Influence of Loading-Induced Cracks on the Service Life and CO₂ Balance of RC Members Throughout Their Life Cycle

In the present paper, influence of loading-induced cracks on the service life and CO₂ footprint of reinforced concrete (RC) members throughout their entire life cycle, encompassing both service and post-demolition phases, is investigated. The study used 055OPC concrete (ordinary Portland cement concrete with a water-to-binder ratio of 0.55) to fabricate cubes and four beam test specimens measuring 100 mm × 120 mm × 900 mm. The beam specimens were subjected to pre-exposure loads at levels ranging from 47 to 84% of the predicted yield load, resulting in maximum crack widths of 0.1–0.32 mm for the beam segments without stirrups and 0.26–0.44 mm for those with stirrups. Then, carbonation depths at the locations of load-induced visible cracks were examined basing on the experimental results analysis.

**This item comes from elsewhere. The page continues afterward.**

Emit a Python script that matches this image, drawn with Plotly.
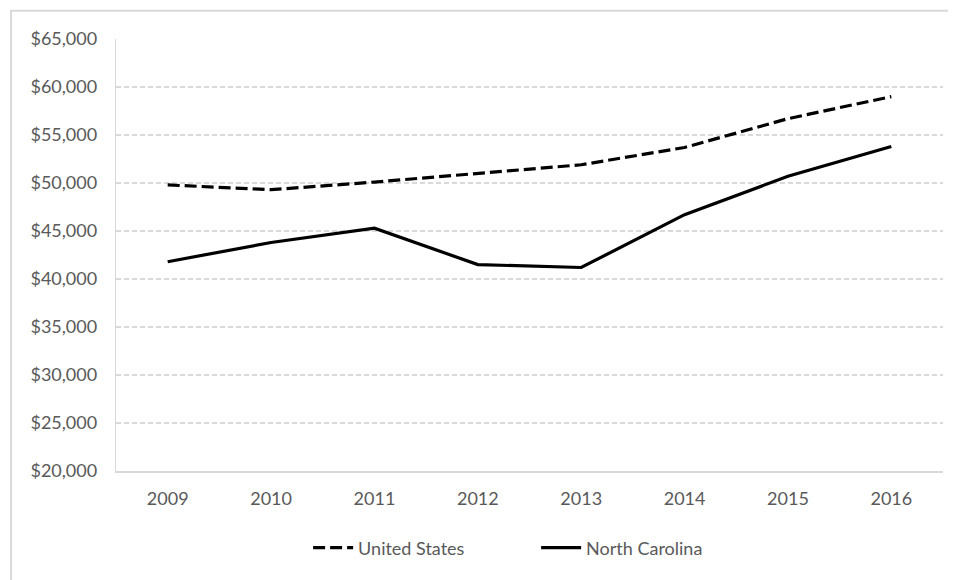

The previously proposed model was then used to predict carbonation depths in concrete containing load-induced microcracks. This analysis revealed a maximum increase of approximately 47% in carbonation depth for cracked concrete compared to uncracked counterpart. Considering the concrete carbonation depths at the locations of load-induced visible cracks and concrete with load-induced microcracks, corrosion initiation and propagation models were subsequently applied to predict the service life of the cracked RC beams and determine the optimal repair intervals. Among the cracked 055OPC RC beams, the shortest predicted service life and earliest required repair were observed for the beam with a maximum crack width of 0.32 mm and the longest crack extending 88 mm along the lateral surface, resulting in a predicted service life of 28 years. The presence of load-induced visible cracks in the concrete required at least one repair for all RC beams in their 50-year service life. Finally, an assessment of CO₂ emissions and uptake across the entire life cycle of the cracked RC beams was performed. The CO₂ balance of the beam with a maximum crack width of 0.32 mm was found to be slightly higher, showing a minor increase of 1.5% throughout the entire life cycle.